***** Records to process *****
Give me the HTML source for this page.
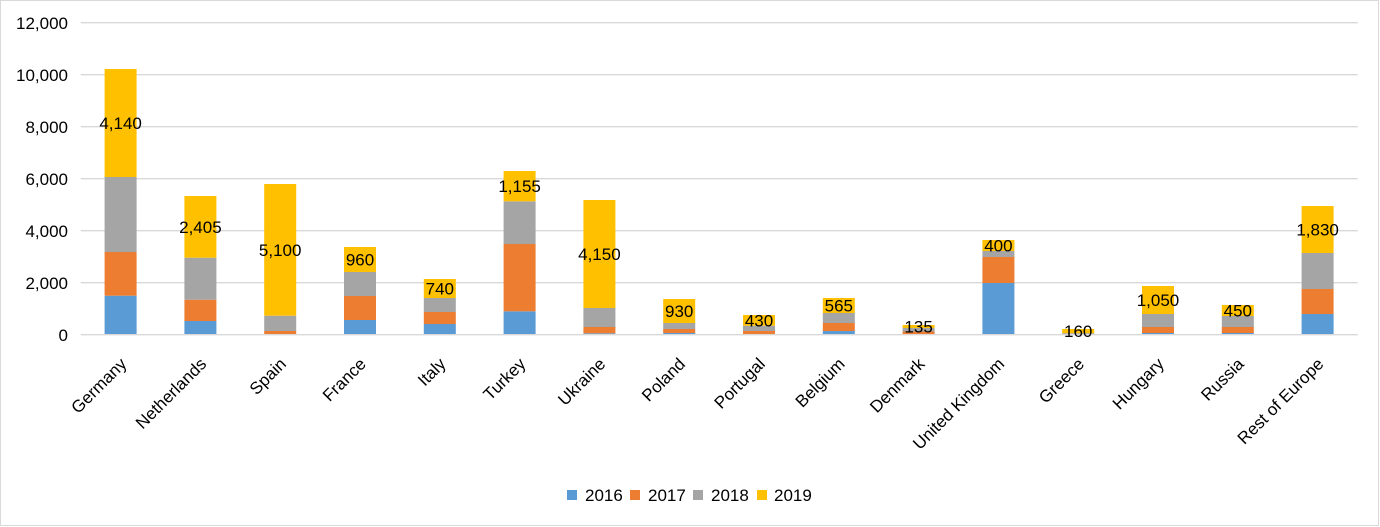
<!DOCTYPE html>
<html><head><meta charset="utf-8"><style>
html,body{margin:0;padding:0;background:#fff;}
svg{display:block;}
text{font-family:"Liberation Sans",Arial,sans-serif;fill:#000;}
</style></head><body>
<svg width="1380" height="527" viewBox="0 0 1380 527" xmlns="http://www.w3.org/2000/svg">
<rect x="0.5" y="0.5" width="1378" height="525" fill="#fff" stroke="#d9d9d9" stroke-width="1"/>
<g stroke="#d9d9d9" stroke-width="1.3">
<line x1="80.7" x2="1357.7" y1="22.7" y2="22.7"/>
<line x1="80.7" x2="1357.7" y1="74.7" y2="74.7"/>
<line x1="80.7" x2="1357.7" y1="126.7" y2="126.7"/>
<line x1="80.7" x2="1357.7" y1="178.7" y2="178.7"/>
<line x1="80.7" x2="1357.7" y1="230.7" y2="230.7"/>
<line x1="80.7" x2="1357.7" y1="282.7" y2="282.7"/>
</g>
<g font-size="17" text-anchor="end">
<text x="68" y="29">12,000</text>
<text x="68" y="81">10,000</text>
<text x="68" y="133">8,000</text>
<text x="68" y="185">6,000</text>
<text x="68" y="237">4,000</text>
<text x="68" y="289">2,000</text>
<text x="68" y="341">0</text>
</g>
<g id="bars"></g>
<line x1="80.7" x2="1357.7" y1="334.7" y2="334.7" stroke="#d9d9d9" stroke-width="1.3"/>
<g id="labels" font-size="17"></g>
<g font-size="17">
<rect x="567" y="490" width="10" height="10" fill="#5B9BD5"/><text x="585" y="501">2016</text>
<rect x="630" y="490" width="10" height="10" fill="#ED7D31"/><text x="648" y="501">2017</text>
<rect x="693" y="490" width="10" height="10" fill="#A5A5A5"/><text x="711" y="501">2018</text>
<rect x="757" y="490" width="10" height="10" fill="#FFC000"/><text x="774" y="501">2019</text>
</g>
</svg>
<script>
(function(){
var NS="http://www.w3.org/2000/svg";
var y0=334.7;
var data=[
["Germany",295.7,252,177,69,"4,140"],
["Netherlands",321,299.7,257.7,196,"2,405"],
["Spain",334.7,331,315.7,184,"5,100"],
["France",320,296,272,247,"960"],
["Italy",324,312,298,279,"740"],
["Turkey",311.3,244,201.3,171,"1,155"],
["Ukraine",333.3,327,308,200,"4,150"],
["Poland",333,329,323,299,"930"],
["Portugal",334.2,331,325.7,315,"430"],
["Belgium",331,323,313,298,"565"],
["Denmark",334.5,331.5,328,325,"135"],
["United Kingdom",283,257,251,240,"400"],
["Greece",334.7,334.2,333.2,329,"160"],
["Hungary",333,327,314,286,"1,050"],
["Russia",333,327,316,305,"450"],
["Rest of Europe",314,289,253,206,"1,830"]
];
var cols=["#5B9BD5","#ED7D31","#A5A5A5","#FFC000"];
var bars=document.getElementById("bars"),labels=document.getElementById("labels");
data.forEach(function(d,i){
var cx=120.6+79.8*i;
var prev=y0;
for(var k=0;k<4;k++){
var top=d[k+1];
if(prev-top>0.05){
var r=document.createElementNS(NS,"rect");
r.setAttribute("x",cx-16);r.setAttribute("width",32);
r.setAttribute("y",top);r.setAttribute("height",prev-top);
r.setAttribute("fill",cols[k]);bars.appendChild(r);
}
prev=top;
}
var t=document.createElementNS(NS,"text");
t.setAttribute("x",cx);t.setAttribute("y",(d[3]+d[4])/2+6);
t.setAttribute("text-anchor","middle");t.textContent=d[5];labels.appendChild(t);
var c=document.createElementNS(NS,"text");
var ex=cx+7,ey=365;
c.setAttribute("x",ex);c.setAttribute("y",ey);
c.setAttribute("text-anchor","end");
c.setAttribute("transform","rotate(-45 "+ex+" "+ey+")");
c.textContent=d[0];labels.appendChild(c);
});
})();
</script>
</body></html>
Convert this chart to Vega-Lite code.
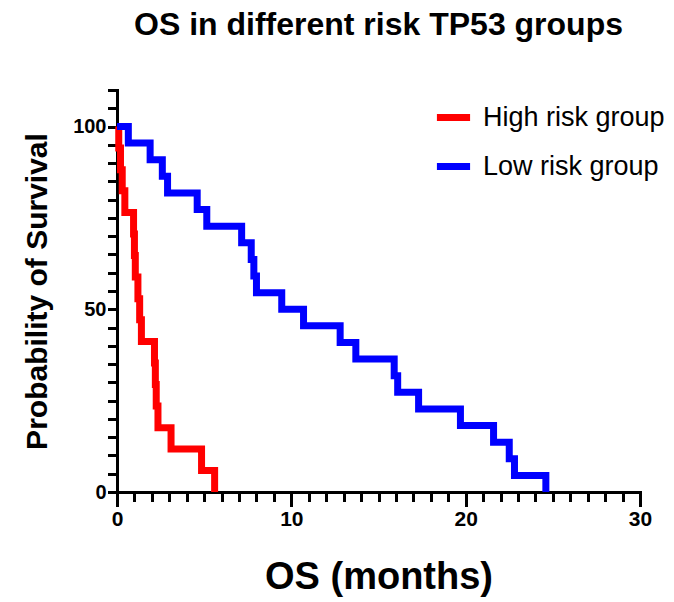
{
  "$schema": "https://vega.github.io/schema/vega-lite/v6.json",
  "width": 523,
  "height": 402,
  "autosize": "none",
  "padding": {"left": 117, "top": 90, "right": 34, "bottom": 110},
  "background": "white",
  "title": {
    "text": "OS in different risk TP53 groups",
    "font": "Liberation Sans",
    "fontSize": 32,
    "fontWeight": "bold",
    "color": "black",
    "anchor": "middle",
    "offset": 38
  },
  "config": {"view": {"stroke": null}},
  "data": {
    "values": [
      {"group": "High risk group", "time": 0, "survival": 100},
      {"group": "High risk group", "time": 0.1, "survival": 94.1},
      {"group": "High risk group", "time": 0.2, "survival": 88.2},
      {"group": "High risk group", "time": 0.3, "survival": 82.4},
      {"group": "High risk group", "time": 0.45, "survival": 76.5},
      {"group": "High risk group", "time": 0.95, "survival": 70.6},
      {"group": "High risk group", "time": 1.0, "survival": 64.7},
      {"group": "High risk group", "time": 1.05, "survival": 58.8},
      {"group": "High risk group", "time": 1.2, "survival": 52.9},
      {"group": "High risk group", "time": 1.3, "survival": 47.1},
      {"group": "High risk group", "time": 1.4, "survival": 41.2},
      {"group": "High risk group", "time": 2.15, "survival": 35.3},
      {"group": "High risk group", "time": 2.2, "survival": 29.4},
      {"group": "High risk group", "time": 2.25, "survival": 23.5},
      {"group": "High risk group", "time": 2.35, "survival": 17.6},
      {"group": "High risk group", "time": 3.1, "survival": 11.8},
      {"group": "High risk group", "time": 4.85, "survival": 5.9},
      {"group": "High risk group", "time": 5.6, "survival": 0},
      {"group": "Low risk group", "time": 0, "survival": 100},
      {"group": "Low risk group", "time": 0.65, "survival": 95.5},
      {"group": "Low risk group", "time": 1.9, "survival": 90.9},
      {"group": "Low risk group", "time": 2.6, "survival": 86.4},
      {"group": "Low risk group", "time": 2.9, "survival": 81.8},
      {"group": "Low risk group", "time": 4.6, "survival": 77.3},
      {"group": "Low risk group", "time": 5.15, "survival": 72.7},
      {"group": "Low risk group", "time": 7.15, "survival": 68.2},
      {"group": "Low risk group", "time": 7.7, "survival": 63.6},
      {"group": "Low risk group", "time": 7.85, "survival": 59.1},
      {"group": "Low risk group", "time": 8.0, "survival": 54.5},
      {"group": "Low risk group", "time": 9.45, "survival": 50},
      {"group": "Low risk group", "time": 10.7, "survival": 45.5},
      {"group": "Low risk group", "time": 12.8, "survival": 40.9},
      {"group": "Low risk group", "time": 13.7, "survival": 36.4},
      {"group": "Low risk group", "time": 15.9, "survival": 31.8},
      {"group": "Low risk group", "time": 16.1, "survival": 27.3},
      {"group": "Low risk group", "time": 17.3, "survival": 22.7},
      {"group": "Low risk group", "time": 19.7, "survival": 18.2},
      {"group": "Low risk group", "time": 21.6, "survival": 13.6},
      {"group": "Low risk group", "time": 22.5, "survival": 9.1},
      {"group": "Low risk group", "time": 22.8, "survival": 4.5},
      {"group": "Low risk group", "time": 24.6, "survival": 0}
    ]
  },
  "mark": {"type": "line", "interpolate": "step-after", "strokeWidth": 7, "clip": false},
  "encoding": {
    "x": {
      "field": "time",
      "type": "quantitative",
      "scale": {"domain": [0, 30], "nice": false},
      "axis": {
        "title": "OS (months)",
        "titleFont": "Liberation Sans",
        "titleFontSize": 38,
        "titleFontWeight": "bold",
        "titleColor": "black",
        "titlePadding": 29,
        "values": [0,1,2,3,4,5,6,7,8,9,10,11,12,13,14,15,16,17,18,19,20,21,22,23,24,25,26,27,28,29,30],
        "labelExpr": "datum.value % 10 === 0 ? datum.label : ''",
        "labelOverlap": false,
        "labelFont": "Liberation Sans",
        "labelFontSize": 21,
        "labelFontWeight": "bold",
        "labelColor": "black",
        "labelPadding": 3,
        "labelFlush": false,
        "grid": false,
        "domainColor": "black",
        "domainWidth": 3,
        "ticks": true,
        "tickColor": "black",
        "tickWidth": 3,
        "tickCap": "square",
        "tickSize": {"condition": {"test": "datum.value % 10 === 0", "value": 13}, "value": 8}
      }
    },
    "y": {
      "field": "survival",
      "type": "quantitative",
      "scale": {"domain": [0, 110], "nice": false},
      "axis": {
        "title": "Probability of Survival",
        "titleFont": "Liberation Sans",
        "titleFontSize": 30,
        "titleFontWeight": "bold",
        "titleColor": "black",
        "titlePadding": 20,
        "values": [0,5,10,15,20,25,30,35,40,45,50,55,60,65,70,75,80,85,90,95,100,105,110],
        "labelExpr": "datum.value % 50 === 0 ? datum.label : ''",
        "labelOverlap": false,
        "labelFont": "Liberation Sans",
        "labelFontSize": 20,
        "labelFontWeight": "bold",
        "labelColor": "black",
        "labelPadding": 3,
        "labelFlush": false,
        "grid": false,
        "domainColor": "black",
        "domainWidth": 3,
        "ticks": true,
        "tickColor": "black",
        "tickWidth": 3,
        "tickCap": "square",
        "tickSize": 8
      }
    },
    "color": {
      "field": "group",
      "type": "nominal",
      "scale": {"domain": ["High risk group", "Low risk group"], "range": ["#ff0000", "#0000ff"]},
      "legend": {
        "title": null,
        "orient": "none",
        "legendX": 316,
        "legendY": 7,
        "symbolType": "stroke",
        "symbolSize": 1100,
        "symbolStrokeWidth": 7,
        "labelFont": "Liberation Sans",
        "labelFontSize": 27,
        "labelColor": "black",
        "labelOffset": 9,
        "rowPadding": 14,
        "labelLimit": 300
      }
    }
  }
}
*****
# Exercise details:
Pull out each line of the entries that contains "this".

# Answer to the task:
Give me the HTML source for this page.
Convert this chart to Vega-Lite code.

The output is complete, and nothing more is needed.